La campagne soi-disant absolument nécessaire de vaccination massive n’a d’ailleurs pas été promue autrement: débrouillez-vous sur Doctolib – une plateforme privée – et soyez responsables, à vos frais et au gré des disparités qui verront certains obtenir des créneaux disponibles sans suer une goutte, quand d’autres devront composer avec leur propre incompétence et les manquements de territoires laissés à l’abandon.

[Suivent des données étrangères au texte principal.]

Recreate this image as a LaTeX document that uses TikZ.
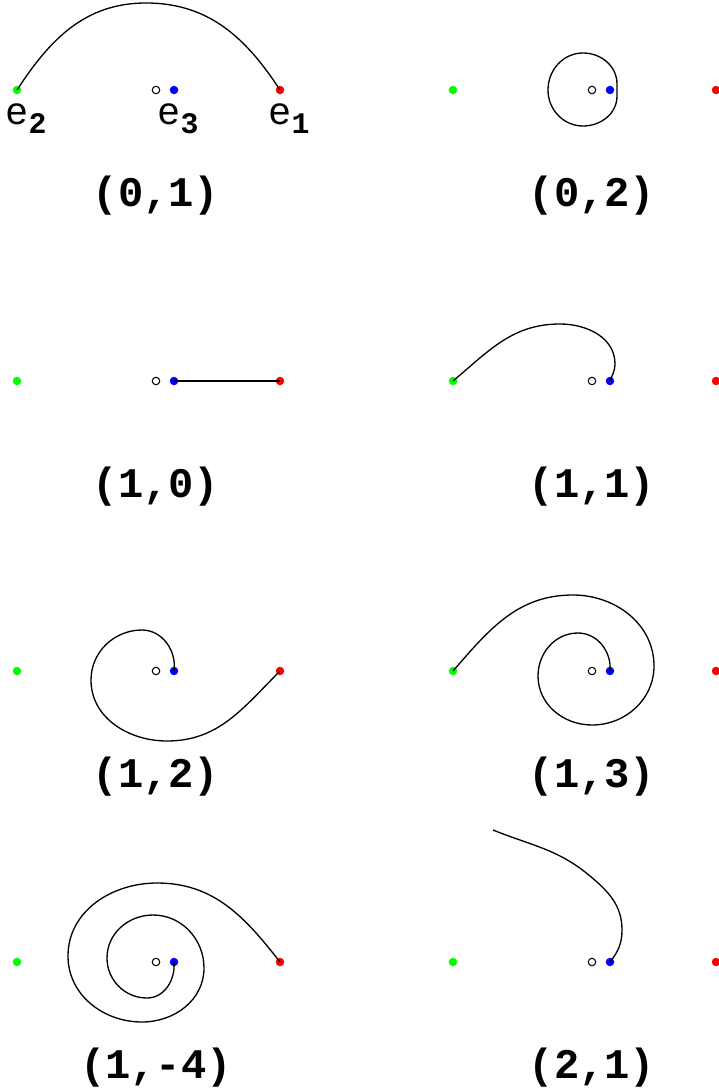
\documentclass[tikz,border=0pt]{standalone}
\usepackage{fontspec}
\setmonofont{Liberation Mono}
\usepackage{tikz}

\newcommand{\eidx}[1]{\raisebox{-5pt}{\bfseries\fontsize{17}{17}\selectfont #1}}

\begin{document}
\begin{tikzpicture}[x=0.02cm, y=0.02cm]
    \tikzstyle{dot}=[circle, inner sep=0pt, minimum size=0.17cm]
    \tikzstyle{rdot}=[dot, fill=red]
    \tikzstyle{gdot}=[dot, fill=green]
    \tikzstyle{bdot}=[dot, fill=blue]
    \tikzstyle{orig}=[dot, draw=black, line width=0.6pt, minimum size=0.15cm]
    \tikzstyle{orbit}=[draw=black, line width=0.75pt]
    \tikzstyle{tag}=[font=\ttfamily\bfseries\fontsize{24}{24}\selectfont, inner sep=0pt]
    \tikzstyle{elabel}=[font=\ttfamily\fontsize{22}{22}\selectfont, anchor=base, inner sep=0pt]

    \useasboundingbox (0,0) rectangle (718,-1088);

    % (0,1)
    \begin{scope}[shift={(156,-90)}]
        \node[orig] (ao)  at (0,0)    {};
        \node[gdot] (ae2) at (-139,0) {};
        \node[bdot] (ae3) at (18,0)   {};
        \node[rdot] (ae1) at (124,0)  {};
        \draw[orbit] (ae2.center) to[out=57,in=180] (-10,87) to[out=0,in=123] (ae1.center);
        \node[elabel] (le2) at (-130,-35) {e\eidx{2}};
        \node[elabel] (le3) at (22,-35)   {e\eidx{3}};
        \node[elabel] (le1) at (133,-35)  {e\eidx{1}};
        \node[tag] (alab) at (0,-106) {(0,1)};
    \end{scope}

    % (0,2)
    \begin{scope}[shift={(592,-90)}]
        \node[orig] (bo)  at (0,0)    {};
        \node[gdot] (be2) at (-139,0) {};
        \node[bdot] (be3) at (18,0)   {};
        \node[rdot] (be1) at (124,0)  {};
        \draw[orbit] (25,-6) -- (25,6) to[out=90,in=0] (-9,37) to[out=180,in=90] (-44,0)
            to[out=-90,in=180] (-9,-36) to[out=0,in=-90] cycle;
        \node[tag] (blab) at (0,-106) {(0,2)};
    \end{scope}

    % (1,0)
    \begin{scope}[shift={(156,-381)}]
        \node[orig] (co)  at (0,0)    {};
        \node[gdot] (ce2) at (-139,0) {};
        \node[bdot] (ce3) at (18,0)   {};
        \node[rdot] (ce1) at (124,0)  {};
        \draw[orbit] (ce3.center) -- (ce1.center);
        \node[tag] (clab) at (0,-106) {(1,0)};
    \end{scope}

    % (1,1)
    \begin{scope}[shift={(592,-381)}]
        \node[orig] (do)  at (0,0)    {};
        \node[gdot] (de2) at (-139,0) {};
        \node[bdot] (de3) at (18,0)   {};
        \node[rdot] (de1) at (124,0)  {};
        \draw[orbit] (de2.center) to[out=40,in=180] (-32,57) to[out=0,in=90] (23,17)
            to[out=-90,in=70] (de3.center);
        \node[tag] (dlab) at (0,-106) {(1,1)};
    \end{scope}

    % (1,2)
    \begin{scope}[shift={(156,-671)}]
        \node[orig] (eo)  at (0,0)    {};
        \node[gdot] (ee2) at (-139,0) {};
        \node[bdot] (ee3) at (18,0)   {};
        \node[rdot] (ee1) at (124,0)  {};
        \draw[orbit] (ee3.center) to[out=82,in=0] (-14,41) to[out=180,in=90] (-65,-9)
            to[out=-90,in=180] (11,-70) to[out=0,in=225] (ee1.center);
        \node[tag] (elab) at (0,-106) {(1,2)};
    \end{scope}

    % (1,3)
    \begin{scope}[shift={(592,-671)}]
        \node[orig] (fo)  at (0,0)    {};
        \node[gdot] (fe2) at (-139,0) {};
        \node[bdot] (fe3) at (18,0)   {};
        \node[rdot] (fe1) at (124,0)  {};
        \draw[orbit] (fe3.center) to[out=85,in=0] (-14,38) to[out=180,in=90] (-54,-5)
            to[out=-90,in=180] (0,-54) to[out=0,in=-90] (62,5) to[out=90,in=0] (-19,76)
            to[out=180,in=49] (fe2.center);
        \node[tag] (flab) at (0,-106) {(1,3)};
    \end{scope}

    % (1,-4)
    \begin{scope}[shift={(156,-962)}]
        \node[orig] (go)  at (0,0)    {};
        \node[gdot] (ge2) at (-139,0) {};
        \node[bdot] (ge3) at (18,0)   {};
        \node[rdot] (ge1) at (124,0)  {};
        \draw[orbit] (ge3.center) to[out=-85,in=0] (-9,-36) to[out=180,in=-90] (-49,4)
            to[out=90,in=180] (-3,47) to[out=0,in=90] (48,-6) to[out=-90,in=0] (-14,-60)
            to[out=180,in=-90] (-88,6) to[out=90,in=180] (1,79) to[out=0,in=128] (ge1.center);
        \node[tag] (glab) at (0,-106) {(1,-4)};
    \end{scope}

    % (2,1)
    \begin{scope}[shift={(592,-962)}]
        \node[orig] (ho)  at (0,0)    {};
        \node[gdot] (he2) at (-139,0) {};
        \node[bdot] (he3) at (18,0)   {};
        \node[rdot] (he1) at (124,0)  {};
        \coordinate (hend) at (-99,132);
        \draw[orbit] (he3.center) to[out=52,in=-90] (30,32) to[out=90,in=-40] (-2,86)
            to[out=140,in=-22] (hend);
        \node[tag] (hlab) at (0,-106) {(2,1)};
    \end{scope}
\end{tikzpicture}
\end{document}
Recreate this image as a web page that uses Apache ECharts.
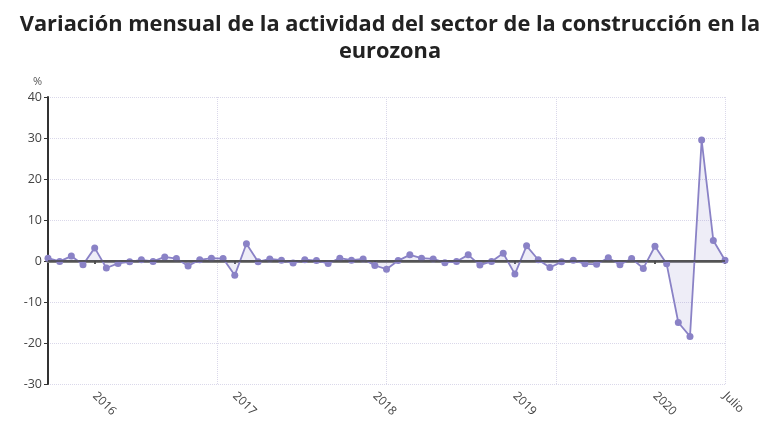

D’ailleurs, c’est drôle, quand je lis ça :
Rhyvia a écrit:Le télétravail laisse trop de place à l'émancipation, retournez à votre bureau pour qu'un débile à cravate vous ordonne de faire un travail qu'il n'a jamais fait et ne fera jamais.
… Bah moi, je vois surtout un "transfert de charges" où il faut posséder soi-même le matériel informatique nécessaire, a minima, sinon des outils de travail plus spécifiques encore. Il y a tout une frange du patronat pour qui le télétravail c’est effectivement "l’émancipation" parce que bon, tu imagines les économies si on s’épargne le financement d’une photocopieuse, de postes informatiques, d’un réfectoire commun etc. ? Et plus encore, quand on s'évite de payer des locaux quand le m² à Paris s’évalue autour de 10 000 euros ?
Au passage, le télétravail s’envisage principalement dans un univers professionnel largement tertiarisé, chose qui s’est développée en France au prix d’une désindustrialisation quasi-assassine.
Je conçois que chacun ait sa propre appréciation de la chose, mais je n’ai pas l’impression que le télétravail libère de l’aliénation au travail : au contraire, il l’importe chez toi, et à tes frais. Moi je l’ai vécu comme une intrusion d’autant moins confortable qu’avec deux enfants de 2 et 4 ans "confinés", il a fallu cravacher encore plus. Et surtout – je le répète – il a fallu que je me démerde pour m’aménager un semblant de bureau fonctionnel, restant à la merci de la moindre panne et plus ou moins contraint d’installer Zoom sur l’ordi familial.
Expérience très pénible pour ce qui me concerne, donc. Pas que je sois quelqu’un de particulièrement zélé (si j’avais le choix, je passerais mon temps à autre chose, crois-moi), mais tant qu’à être contraint de bosser pour le Dieu PIB, je préfère que ce soit au bureau.